Juniper’ın araştırmasının 2019’da beklenen siber saldırının küresel ekonomiye etkisinin 2.1 trilyon doları bulacağını gösterdiği bilgisini veren Uygar Doyuran, açıklamalarını şöyle sürdürdü:
“Bir kurum içinde, bilgisayar altyapısı ile yürütülen iş süreçleri ve üretim operasyonlarında siber güvenlik risklerinin minimize edilmesi süreci birkaç adım ile özetlenebilir. Öncelikle mevcut durumun ve güvenlik açıklarının, konusunda uzman bir güvenlik danışmanlığı şirketi ile birlikte çalışarak ortaya çıkartılması, sonrasında da mevcut güvenlik açıklarına yönelik gerekli önlemlerin alınması gerekir. Sürdürülebilirliğin sağlanabilmesi için kurumun bir siber güvenlik politikası oluşturması ve tamamlayıcı olarak da kritik sistemleri kullanan çalışanların hem siber güvenlik riskleri hem de şirketin sahip olduğu siber güvenlik politikası ile ilgili eğitilmesi gerekli hale geliyor. Güvenlik açıkları sadece büyük kurumsal firmaları tehdit etmiyor. Microsoft’un araştırmasına göre dünyadaki küçük ve orta büyüklükteki işletmelerin 5’te 1’i siber saldırıların hedefi olmuş durumda. Dolayısıyla siber güvenlik politikalarını oluşturmak sadece kurumsal ve büyük işletmelerin planı olmamalı, küçük işletmelerde gelecek planlarını yaparken siber güvenliği mutlaka göz önünde bulundurmalı.

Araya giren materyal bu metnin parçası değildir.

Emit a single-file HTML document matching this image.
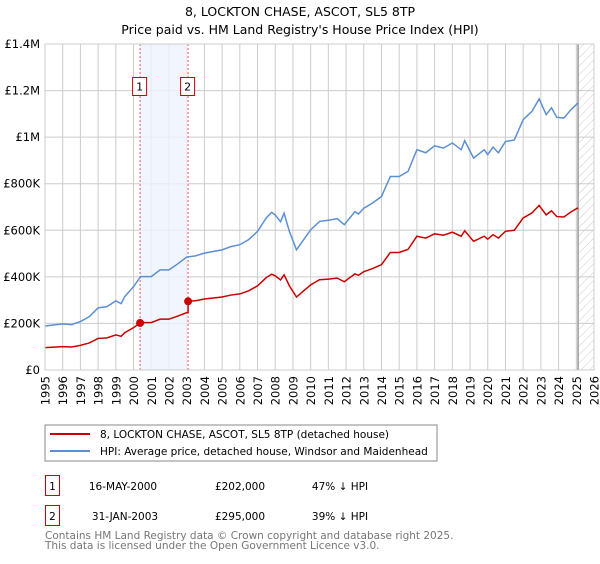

Öte yandan endüstriyel internet ile gelen dijital dönüşüm kapsamında endüstriyel ortamlarda BT ve OT teknolojilerini biraraya getirmek, nesnelerin interneti (IoT), bulut teknolojileri, büyük veri analitiği ve yapay zeka teknolojilerini kullanarak operasyonel verimliliği artırmak dönüşen dünyada yer almak isteyen her şirket için en öncelikli konular arasında yer alıyor. Fakat şirketlerin dijitalleşme yolculuklarında göz önünde bulundurmaları gereken önemli bir konu da üretim sistemlerinin BT yoluyla dış dünyayla bağlantılı hale geldiğinde ortaya çıkacak siber güvenlik risklerine nasıl eğilecekleri. Şirketler OT siber güvenliği konsepti ile BT siber güvenliği konseptini mutlaka farklı başlıklar altında değerlendirmeli. OT siber güvenliği konusunda endüstriyel fiziksel yapılar konusunda tecrübeli ve siber fiziksel sistemlerin güvenliği konusunda uzman güvenlik şirketleri ile çalışmalı ve gerekli adımları atmalıdırlar. AT&T’nin 2016 Siber Güvenlik İç Görü raporuna göre hackerlerın önceki senelere göre IoT cihazlarında zayıf nokta aramaları ve saldırıları yüzde 458 artış gösterdi. Bu çerçevede nesnelerin internetini kullanırken siber güvenlik tehditlerini de göz önünde bulundurarak güvenli politikası oluşturmak şart. Biz GE Dijital olarak OT Siber Güvenliği konusunda yıllara dayanan uzman kadromuz ve ürünlerimizle kurumları geleceğe çok daha güvenli şekilde hazır olmasını sağlıyoruz.”